Most companies are already curious about AI. Leadership has read the memos, the board has asked the question, and somewhere a team has a demo that impressed everyone in the room. Curiosity is easy. Advantage — a measurable edge that shows up in revenue, cost or speed — is where almost everyone stalls. This is the playbook we use to close that gap, and we've run it inside a single quarter more than once.
The gap between curiosity and advantage
Curiosity produces experiments. Advantage produces outcomes. The distance between them is rarely about the models — frontier capability is a commodity you can rent by the token. The distance is about focus, ownership and the willingness to ship something real into a workflow that matters.
The companies that stay stuck treat AI as a science fair: dozens of pilots, none of them wired into a system anyone depends on. The companies that pull ahead pick a small number of bets, put them in front of real users, and measure whether the numbers move. The first quarter is won or lost on that choice alone.
Rank use cases by value, not hype
Start by writing down every place AI could plausibly help — then throw out the ranking your instincts gave you. The most talked-about use case is almost never the highest-value one. Score each candidate on two axes only: the value it creates if it works, and the effort to get a trustworthy first version into production.
Value means something you can defend to a CFO: hours returned to a team, error rates cut, a decision made faster, a queue that stops growing. Effort means the honest cost of data access, integration and review — not the cost of a demo. Sort by value over effort, draw a line under the top three, and ignore everything below it for now.
From AI curiosity to AI advantage — a roadmap your board and your engineers both believe.
That single ranked list is the most important artifact of the quarter. It turns an open-ended anxiety into a finite, ordered plan — and it gives everyone, from the boardroom to the build team, the same picture of what happens first and why.

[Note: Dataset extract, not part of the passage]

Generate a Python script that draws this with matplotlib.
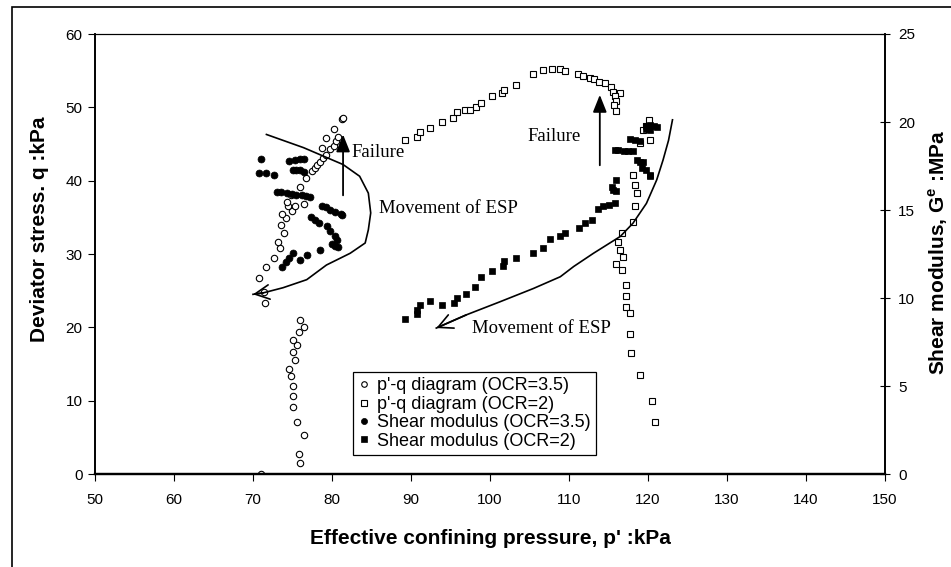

A roadmap both sides believe
A roadmap fails when it's written for one audience. Boards want a thesis, a cost and a return. Engineers want scope they can actually deliver without cutting corners they'll regret. Most AI roadmaps satisfy exactly one of those and quietly lose the other.
We write one plan that survives both readings. For the board: the ranked use cases, the expected value, the investment and the checkpoints where you decide to double down or stop. For the engineers: concrete interfaces, the data they'll touch, the review loop that keeps a model honest, and a definition of done that includes monitoring, not just a green demo. When both sides recognise their own concerns in the same document, the plan stops being a pitch and starts being a commitment.
Ship the first win in weeks
Momentum is a resource, and it decays. The fastest way to lose an AI initiative is to spend the first quarter on platform, governance and abstraction before anyone has felt a single result. So we invert it: pick the highest-value use case that a small team can put into production in weeks, and ship that first.
"In production" is the load-bearing phrase. Not a slide, not a sandbox — a real workflow with real users, real data and a real way to tell whether it's working. A narrow, live, measurable win does three things a broad pilot never can: it proves the value is real, it exposes the integration problems while they're still cheap to fix, and it earns the trust you'll spend on the harder bets that follow.
What compounding looks like
The first win is not the point — it's the down payment. Once a use case is live, the second one is faster: the data access is solved, the review loop exists, the team has calibrated its judgement about what these systems do well and where they need a human. Advantage compounds because the hard, reusable parts get built once.
By the end of a focused quarter you should have a live result, a repeatable way to ship the next one, and a team that has moved from asking "can AI do this?" to asking "what should we point it at next?" That shift — from curiosity to appetite — is the real advantage. Everything after it is just execution, and execution is what a lab is for.